* [Given exercise]
From the entries below, print exactly the span beginning with the line holding "What seaborn and" and ending with the line holding "import seaborn as sns", endpoints included, and skip any pictures.

>> begin Entries supplied

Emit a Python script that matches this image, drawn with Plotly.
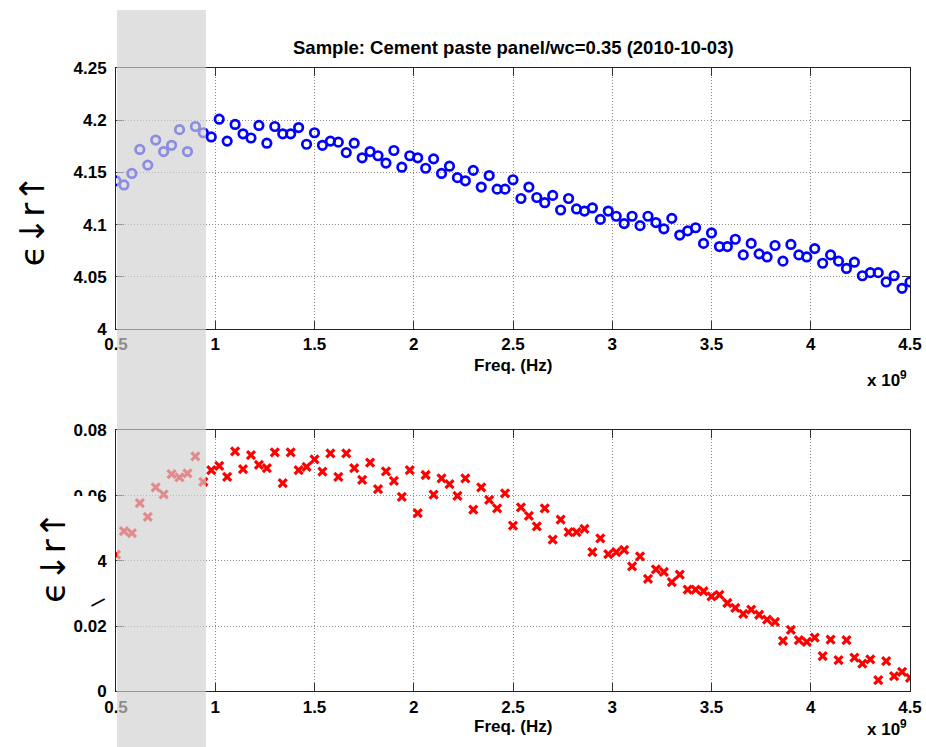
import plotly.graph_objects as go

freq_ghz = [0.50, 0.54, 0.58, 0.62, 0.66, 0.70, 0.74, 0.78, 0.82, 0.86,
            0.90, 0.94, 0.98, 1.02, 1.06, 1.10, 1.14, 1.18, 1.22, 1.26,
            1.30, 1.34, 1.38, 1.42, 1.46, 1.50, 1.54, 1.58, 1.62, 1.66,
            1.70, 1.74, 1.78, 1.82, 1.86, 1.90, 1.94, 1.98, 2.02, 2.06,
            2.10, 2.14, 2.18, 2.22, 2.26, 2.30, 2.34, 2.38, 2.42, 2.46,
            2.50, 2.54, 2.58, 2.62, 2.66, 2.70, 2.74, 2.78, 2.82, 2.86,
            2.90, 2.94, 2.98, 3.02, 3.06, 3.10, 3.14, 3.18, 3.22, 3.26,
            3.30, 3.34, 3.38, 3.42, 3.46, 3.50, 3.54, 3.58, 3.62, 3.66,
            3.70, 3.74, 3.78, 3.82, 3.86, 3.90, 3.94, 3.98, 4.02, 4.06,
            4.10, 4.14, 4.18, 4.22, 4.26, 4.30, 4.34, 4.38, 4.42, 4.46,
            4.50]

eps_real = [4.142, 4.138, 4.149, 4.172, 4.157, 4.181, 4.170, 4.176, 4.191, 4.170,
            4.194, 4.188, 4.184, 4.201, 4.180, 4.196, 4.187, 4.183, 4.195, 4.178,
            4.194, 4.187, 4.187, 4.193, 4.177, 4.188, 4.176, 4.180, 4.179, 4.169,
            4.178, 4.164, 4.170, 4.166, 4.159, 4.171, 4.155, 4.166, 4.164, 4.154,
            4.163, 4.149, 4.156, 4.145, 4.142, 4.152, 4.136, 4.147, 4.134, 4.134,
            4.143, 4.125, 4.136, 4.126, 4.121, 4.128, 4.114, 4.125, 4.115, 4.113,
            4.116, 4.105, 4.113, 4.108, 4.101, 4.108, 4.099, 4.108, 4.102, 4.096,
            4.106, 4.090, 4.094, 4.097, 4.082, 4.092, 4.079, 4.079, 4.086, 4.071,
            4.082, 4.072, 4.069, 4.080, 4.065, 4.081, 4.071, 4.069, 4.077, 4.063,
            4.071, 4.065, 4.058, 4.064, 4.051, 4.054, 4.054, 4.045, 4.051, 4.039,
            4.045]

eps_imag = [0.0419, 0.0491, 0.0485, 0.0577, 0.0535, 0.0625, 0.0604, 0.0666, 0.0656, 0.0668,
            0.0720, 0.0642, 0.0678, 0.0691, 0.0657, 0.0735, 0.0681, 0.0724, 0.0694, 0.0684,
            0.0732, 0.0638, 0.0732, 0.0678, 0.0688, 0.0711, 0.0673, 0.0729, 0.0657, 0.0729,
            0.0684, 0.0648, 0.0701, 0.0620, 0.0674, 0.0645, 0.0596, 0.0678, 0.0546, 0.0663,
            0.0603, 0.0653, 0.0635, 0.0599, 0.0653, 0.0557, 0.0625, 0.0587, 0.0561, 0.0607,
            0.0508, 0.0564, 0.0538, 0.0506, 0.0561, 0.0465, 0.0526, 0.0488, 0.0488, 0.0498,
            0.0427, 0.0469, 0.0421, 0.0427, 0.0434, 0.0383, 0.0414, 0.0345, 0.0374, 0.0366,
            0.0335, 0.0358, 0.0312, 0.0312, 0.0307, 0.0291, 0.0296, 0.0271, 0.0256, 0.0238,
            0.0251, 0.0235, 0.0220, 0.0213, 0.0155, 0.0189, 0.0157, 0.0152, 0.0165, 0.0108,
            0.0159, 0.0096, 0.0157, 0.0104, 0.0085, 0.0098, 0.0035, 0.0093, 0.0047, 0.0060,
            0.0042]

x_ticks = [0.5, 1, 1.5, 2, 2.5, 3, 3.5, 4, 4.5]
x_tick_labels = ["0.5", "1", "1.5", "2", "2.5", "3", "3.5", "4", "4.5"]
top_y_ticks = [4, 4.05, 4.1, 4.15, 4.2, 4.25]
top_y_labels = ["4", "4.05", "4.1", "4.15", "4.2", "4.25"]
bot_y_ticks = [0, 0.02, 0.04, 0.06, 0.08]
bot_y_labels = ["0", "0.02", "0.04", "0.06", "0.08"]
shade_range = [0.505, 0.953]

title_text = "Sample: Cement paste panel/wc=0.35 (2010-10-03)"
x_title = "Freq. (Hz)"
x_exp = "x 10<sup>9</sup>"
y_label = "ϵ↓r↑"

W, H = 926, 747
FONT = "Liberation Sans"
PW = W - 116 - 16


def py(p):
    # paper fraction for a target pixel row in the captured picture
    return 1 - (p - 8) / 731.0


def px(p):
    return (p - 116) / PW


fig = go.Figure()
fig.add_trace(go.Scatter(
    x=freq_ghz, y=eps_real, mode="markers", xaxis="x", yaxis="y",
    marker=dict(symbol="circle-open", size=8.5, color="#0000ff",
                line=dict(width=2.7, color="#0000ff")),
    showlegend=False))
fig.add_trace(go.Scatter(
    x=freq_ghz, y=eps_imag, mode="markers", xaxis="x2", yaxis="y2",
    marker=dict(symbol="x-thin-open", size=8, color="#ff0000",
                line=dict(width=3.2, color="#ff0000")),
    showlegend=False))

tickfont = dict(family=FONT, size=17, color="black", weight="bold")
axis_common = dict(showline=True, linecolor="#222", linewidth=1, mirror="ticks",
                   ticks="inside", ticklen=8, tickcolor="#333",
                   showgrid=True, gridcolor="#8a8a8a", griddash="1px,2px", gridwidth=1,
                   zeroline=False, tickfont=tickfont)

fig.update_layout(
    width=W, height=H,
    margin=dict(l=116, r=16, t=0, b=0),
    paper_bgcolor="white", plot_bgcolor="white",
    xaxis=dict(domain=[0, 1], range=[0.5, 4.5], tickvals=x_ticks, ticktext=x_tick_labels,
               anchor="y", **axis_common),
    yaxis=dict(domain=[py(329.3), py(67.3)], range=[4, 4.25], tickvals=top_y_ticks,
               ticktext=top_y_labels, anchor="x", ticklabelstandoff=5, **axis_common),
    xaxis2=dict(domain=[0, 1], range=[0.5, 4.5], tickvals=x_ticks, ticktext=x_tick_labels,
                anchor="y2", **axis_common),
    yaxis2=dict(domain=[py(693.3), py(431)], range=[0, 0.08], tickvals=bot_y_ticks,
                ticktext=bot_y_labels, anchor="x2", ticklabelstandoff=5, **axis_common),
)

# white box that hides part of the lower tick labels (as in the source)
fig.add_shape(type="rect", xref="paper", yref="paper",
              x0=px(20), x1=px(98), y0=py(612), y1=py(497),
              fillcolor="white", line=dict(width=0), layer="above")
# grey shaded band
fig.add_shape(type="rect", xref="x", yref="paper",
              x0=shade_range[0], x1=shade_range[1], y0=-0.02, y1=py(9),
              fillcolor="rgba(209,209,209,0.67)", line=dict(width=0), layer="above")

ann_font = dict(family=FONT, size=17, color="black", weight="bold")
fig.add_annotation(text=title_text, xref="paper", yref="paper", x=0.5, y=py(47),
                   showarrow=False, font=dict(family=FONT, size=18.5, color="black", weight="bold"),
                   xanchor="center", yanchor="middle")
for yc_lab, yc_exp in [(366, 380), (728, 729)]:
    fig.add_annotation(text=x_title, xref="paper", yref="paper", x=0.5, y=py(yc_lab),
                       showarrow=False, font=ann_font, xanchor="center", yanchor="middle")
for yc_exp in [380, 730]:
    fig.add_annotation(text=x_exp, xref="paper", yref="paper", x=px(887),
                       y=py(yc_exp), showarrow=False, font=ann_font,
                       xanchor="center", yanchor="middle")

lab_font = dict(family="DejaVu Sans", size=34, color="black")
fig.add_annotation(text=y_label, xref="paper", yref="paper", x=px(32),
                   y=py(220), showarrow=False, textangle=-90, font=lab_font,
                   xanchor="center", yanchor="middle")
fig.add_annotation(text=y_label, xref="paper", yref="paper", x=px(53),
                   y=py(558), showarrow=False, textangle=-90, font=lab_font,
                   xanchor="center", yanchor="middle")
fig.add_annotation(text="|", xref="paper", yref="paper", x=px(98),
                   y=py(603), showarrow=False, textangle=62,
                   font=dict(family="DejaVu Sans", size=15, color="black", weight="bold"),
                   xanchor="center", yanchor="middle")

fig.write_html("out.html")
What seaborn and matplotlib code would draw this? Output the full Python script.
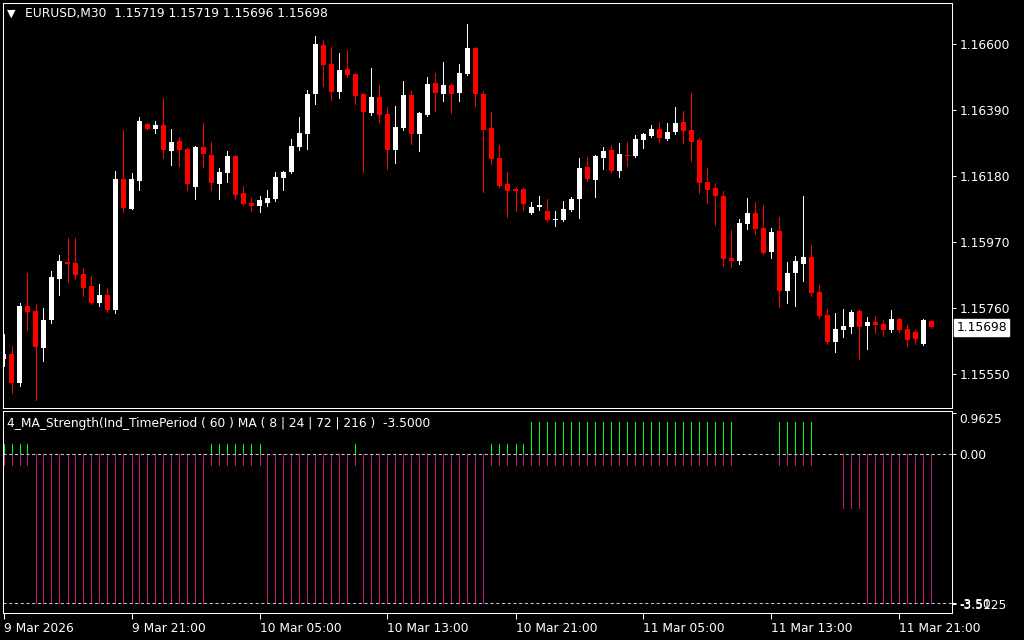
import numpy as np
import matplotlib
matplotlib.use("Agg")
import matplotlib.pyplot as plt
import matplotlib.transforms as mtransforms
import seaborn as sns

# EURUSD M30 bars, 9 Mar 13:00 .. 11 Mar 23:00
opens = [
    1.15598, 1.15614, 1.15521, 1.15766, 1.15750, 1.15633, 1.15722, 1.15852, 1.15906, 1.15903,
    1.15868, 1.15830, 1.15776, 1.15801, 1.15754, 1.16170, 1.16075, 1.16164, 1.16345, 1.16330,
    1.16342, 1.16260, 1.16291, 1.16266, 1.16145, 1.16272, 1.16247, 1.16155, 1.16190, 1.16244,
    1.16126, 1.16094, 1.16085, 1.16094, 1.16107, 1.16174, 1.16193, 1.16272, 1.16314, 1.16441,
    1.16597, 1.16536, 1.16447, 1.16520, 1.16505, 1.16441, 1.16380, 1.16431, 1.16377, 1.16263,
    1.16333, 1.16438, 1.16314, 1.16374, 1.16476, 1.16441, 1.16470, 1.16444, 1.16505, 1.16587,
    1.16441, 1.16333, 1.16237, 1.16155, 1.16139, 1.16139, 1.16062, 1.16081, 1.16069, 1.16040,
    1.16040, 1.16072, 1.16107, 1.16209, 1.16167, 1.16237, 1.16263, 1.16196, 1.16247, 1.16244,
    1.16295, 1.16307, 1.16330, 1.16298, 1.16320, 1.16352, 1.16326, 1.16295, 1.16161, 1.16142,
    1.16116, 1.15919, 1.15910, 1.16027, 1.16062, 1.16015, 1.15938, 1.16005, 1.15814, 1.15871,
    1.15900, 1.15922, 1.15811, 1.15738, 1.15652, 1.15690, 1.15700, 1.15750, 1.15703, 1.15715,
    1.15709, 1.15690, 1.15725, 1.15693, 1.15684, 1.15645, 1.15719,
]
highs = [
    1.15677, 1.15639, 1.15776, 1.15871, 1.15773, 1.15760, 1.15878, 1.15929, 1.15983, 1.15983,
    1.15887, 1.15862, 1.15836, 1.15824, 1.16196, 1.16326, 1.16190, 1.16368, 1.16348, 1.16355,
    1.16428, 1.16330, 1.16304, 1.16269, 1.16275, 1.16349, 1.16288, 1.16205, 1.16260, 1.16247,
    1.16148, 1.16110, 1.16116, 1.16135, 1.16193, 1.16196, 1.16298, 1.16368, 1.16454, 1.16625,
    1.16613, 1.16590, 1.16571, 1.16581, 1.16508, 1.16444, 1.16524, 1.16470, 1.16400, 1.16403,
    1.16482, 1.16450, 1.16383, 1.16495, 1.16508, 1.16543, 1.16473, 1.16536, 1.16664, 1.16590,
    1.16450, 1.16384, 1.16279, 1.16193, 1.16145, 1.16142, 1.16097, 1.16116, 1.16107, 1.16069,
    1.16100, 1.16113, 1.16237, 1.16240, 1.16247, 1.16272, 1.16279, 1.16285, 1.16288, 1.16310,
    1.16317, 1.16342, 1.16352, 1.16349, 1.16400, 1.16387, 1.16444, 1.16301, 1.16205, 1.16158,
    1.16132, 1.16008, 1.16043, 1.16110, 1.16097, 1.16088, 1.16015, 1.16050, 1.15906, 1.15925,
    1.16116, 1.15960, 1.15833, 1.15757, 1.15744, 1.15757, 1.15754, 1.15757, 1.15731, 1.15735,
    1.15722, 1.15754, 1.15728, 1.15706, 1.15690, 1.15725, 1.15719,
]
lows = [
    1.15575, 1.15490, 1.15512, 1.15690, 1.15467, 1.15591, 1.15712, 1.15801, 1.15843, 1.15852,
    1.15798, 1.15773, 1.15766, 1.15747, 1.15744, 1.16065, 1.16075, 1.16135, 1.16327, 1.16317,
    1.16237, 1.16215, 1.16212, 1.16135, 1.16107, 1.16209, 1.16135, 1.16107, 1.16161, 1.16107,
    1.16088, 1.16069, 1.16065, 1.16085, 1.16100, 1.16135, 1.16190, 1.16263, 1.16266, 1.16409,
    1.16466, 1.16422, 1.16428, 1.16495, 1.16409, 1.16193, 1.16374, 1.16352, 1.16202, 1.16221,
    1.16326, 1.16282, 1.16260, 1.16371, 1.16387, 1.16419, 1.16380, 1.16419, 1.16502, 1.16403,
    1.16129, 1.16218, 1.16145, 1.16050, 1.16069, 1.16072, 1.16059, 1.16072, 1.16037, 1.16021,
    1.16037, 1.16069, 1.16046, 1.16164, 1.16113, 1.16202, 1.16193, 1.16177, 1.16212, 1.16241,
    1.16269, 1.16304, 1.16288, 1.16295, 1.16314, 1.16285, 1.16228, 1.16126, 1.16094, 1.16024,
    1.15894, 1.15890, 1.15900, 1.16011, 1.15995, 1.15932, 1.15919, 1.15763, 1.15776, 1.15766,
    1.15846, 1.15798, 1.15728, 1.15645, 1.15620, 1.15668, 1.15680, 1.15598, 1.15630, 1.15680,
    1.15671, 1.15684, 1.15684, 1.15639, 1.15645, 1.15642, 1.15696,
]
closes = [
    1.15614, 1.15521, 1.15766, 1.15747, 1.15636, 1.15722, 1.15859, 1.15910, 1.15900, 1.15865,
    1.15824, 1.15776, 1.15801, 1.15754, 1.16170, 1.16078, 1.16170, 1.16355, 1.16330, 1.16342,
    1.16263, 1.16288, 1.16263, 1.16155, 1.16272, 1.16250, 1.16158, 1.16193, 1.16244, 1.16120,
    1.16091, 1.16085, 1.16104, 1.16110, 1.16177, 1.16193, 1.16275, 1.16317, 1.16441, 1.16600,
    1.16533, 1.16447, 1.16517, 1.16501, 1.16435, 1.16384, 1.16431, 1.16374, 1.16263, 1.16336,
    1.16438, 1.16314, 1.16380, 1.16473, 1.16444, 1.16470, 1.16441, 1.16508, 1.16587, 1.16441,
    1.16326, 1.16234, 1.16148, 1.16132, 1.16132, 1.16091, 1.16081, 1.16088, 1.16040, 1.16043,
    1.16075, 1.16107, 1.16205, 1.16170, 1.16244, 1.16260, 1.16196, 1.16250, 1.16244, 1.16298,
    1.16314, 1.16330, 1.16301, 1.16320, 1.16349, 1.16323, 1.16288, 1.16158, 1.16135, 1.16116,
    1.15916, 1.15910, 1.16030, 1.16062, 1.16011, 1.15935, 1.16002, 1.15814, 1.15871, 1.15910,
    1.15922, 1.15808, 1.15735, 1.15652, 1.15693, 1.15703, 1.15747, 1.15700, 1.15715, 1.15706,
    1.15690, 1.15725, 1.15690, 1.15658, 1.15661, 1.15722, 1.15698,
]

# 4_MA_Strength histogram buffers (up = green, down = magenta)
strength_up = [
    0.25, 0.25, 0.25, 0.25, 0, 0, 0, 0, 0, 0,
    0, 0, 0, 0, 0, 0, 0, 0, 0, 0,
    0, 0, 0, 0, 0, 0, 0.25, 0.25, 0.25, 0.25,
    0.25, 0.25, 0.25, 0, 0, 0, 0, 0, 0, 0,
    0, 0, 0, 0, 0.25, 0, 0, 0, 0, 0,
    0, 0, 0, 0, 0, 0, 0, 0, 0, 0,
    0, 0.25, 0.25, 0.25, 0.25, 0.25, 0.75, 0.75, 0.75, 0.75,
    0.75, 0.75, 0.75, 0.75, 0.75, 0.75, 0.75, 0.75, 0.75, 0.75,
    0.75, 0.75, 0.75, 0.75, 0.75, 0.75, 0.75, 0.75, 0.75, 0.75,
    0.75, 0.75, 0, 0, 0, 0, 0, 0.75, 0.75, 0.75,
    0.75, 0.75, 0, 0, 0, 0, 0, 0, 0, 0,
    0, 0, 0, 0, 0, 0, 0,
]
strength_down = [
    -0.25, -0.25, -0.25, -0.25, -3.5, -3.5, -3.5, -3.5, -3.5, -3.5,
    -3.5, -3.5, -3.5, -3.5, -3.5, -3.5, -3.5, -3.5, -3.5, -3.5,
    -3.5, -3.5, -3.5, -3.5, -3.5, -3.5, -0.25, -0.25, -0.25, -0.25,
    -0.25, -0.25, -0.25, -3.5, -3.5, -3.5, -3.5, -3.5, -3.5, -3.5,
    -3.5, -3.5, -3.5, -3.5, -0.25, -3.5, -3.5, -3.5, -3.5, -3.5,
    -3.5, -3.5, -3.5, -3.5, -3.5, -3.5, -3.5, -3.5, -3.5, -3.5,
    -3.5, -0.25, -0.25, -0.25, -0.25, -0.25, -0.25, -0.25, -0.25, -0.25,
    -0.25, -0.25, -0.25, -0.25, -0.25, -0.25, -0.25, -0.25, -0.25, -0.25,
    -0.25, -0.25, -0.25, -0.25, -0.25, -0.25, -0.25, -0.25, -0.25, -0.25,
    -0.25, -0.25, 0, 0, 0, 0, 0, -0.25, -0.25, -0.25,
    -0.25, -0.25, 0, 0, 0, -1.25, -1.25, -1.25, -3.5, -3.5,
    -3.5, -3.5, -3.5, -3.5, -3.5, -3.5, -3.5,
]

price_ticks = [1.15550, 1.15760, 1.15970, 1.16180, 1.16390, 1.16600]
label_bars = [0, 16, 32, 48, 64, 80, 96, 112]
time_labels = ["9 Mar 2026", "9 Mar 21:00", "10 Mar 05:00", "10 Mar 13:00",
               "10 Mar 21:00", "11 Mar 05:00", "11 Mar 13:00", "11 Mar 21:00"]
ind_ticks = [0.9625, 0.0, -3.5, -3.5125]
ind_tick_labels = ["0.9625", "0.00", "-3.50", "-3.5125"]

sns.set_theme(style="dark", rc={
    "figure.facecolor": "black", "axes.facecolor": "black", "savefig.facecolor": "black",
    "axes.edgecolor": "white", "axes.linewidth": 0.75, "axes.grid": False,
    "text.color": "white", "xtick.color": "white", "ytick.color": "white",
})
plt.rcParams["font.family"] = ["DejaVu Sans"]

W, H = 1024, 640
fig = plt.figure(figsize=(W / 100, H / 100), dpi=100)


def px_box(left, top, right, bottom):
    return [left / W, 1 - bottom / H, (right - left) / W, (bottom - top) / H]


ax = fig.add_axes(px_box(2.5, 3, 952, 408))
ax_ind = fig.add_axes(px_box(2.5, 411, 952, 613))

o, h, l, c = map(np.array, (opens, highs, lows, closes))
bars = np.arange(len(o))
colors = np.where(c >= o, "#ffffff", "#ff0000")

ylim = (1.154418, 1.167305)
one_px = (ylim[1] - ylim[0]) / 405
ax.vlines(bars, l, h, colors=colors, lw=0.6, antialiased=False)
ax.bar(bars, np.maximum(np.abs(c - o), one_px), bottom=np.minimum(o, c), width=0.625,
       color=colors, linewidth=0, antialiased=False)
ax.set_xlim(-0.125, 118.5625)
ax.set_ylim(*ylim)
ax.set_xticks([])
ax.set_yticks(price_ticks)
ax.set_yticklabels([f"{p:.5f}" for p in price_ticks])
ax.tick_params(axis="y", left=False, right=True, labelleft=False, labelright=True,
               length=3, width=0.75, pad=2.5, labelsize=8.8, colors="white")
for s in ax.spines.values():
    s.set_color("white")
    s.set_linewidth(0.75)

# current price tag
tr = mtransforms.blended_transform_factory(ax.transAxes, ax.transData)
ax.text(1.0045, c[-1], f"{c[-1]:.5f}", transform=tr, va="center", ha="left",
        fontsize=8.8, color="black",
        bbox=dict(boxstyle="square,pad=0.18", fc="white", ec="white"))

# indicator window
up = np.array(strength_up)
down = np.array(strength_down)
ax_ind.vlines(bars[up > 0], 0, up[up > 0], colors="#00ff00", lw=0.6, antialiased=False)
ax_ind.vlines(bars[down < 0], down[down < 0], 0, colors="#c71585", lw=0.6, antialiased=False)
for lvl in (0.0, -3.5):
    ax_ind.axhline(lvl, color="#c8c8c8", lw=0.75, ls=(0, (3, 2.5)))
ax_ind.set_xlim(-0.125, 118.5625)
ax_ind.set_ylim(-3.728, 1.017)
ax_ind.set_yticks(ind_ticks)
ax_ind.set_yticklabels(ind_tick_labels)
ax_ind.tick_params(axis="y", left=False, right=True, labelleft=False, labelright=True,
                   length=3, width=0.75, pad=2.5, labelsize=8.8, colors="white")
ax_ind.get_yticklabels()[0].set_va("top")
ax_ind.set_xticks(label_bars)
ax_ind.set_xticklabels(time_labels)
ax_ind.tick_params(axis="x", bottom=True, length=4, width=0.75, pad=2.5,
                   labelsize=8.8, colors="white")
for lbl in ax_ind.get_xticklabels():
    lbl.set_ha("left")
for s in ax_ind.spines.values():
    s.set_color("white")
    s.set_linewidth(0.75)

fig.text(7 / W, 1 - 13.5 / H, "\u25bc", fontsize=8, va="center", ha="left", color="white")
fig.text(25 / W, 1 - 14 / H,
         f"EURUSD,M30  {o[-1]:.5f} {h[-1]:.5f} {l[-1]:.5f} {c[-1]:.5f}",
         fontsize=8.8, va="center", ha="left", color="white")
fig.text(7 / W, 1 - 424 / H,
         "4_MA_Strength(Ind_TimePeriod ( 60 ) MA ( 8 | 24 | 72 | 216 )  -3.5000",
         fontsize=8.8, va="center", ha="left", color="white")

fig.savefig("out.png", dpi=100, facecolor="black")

>> end Entries supplied

* [Exercise solution]
What seaborn and matplotlib code would draw this? Output the full Python script.
import numpy as np
import matplotlib
matplotlib.use("Agg")
import matplotlib.pyplot as plt
import matplotlib.transforms as mtransforms
import seaborn as sns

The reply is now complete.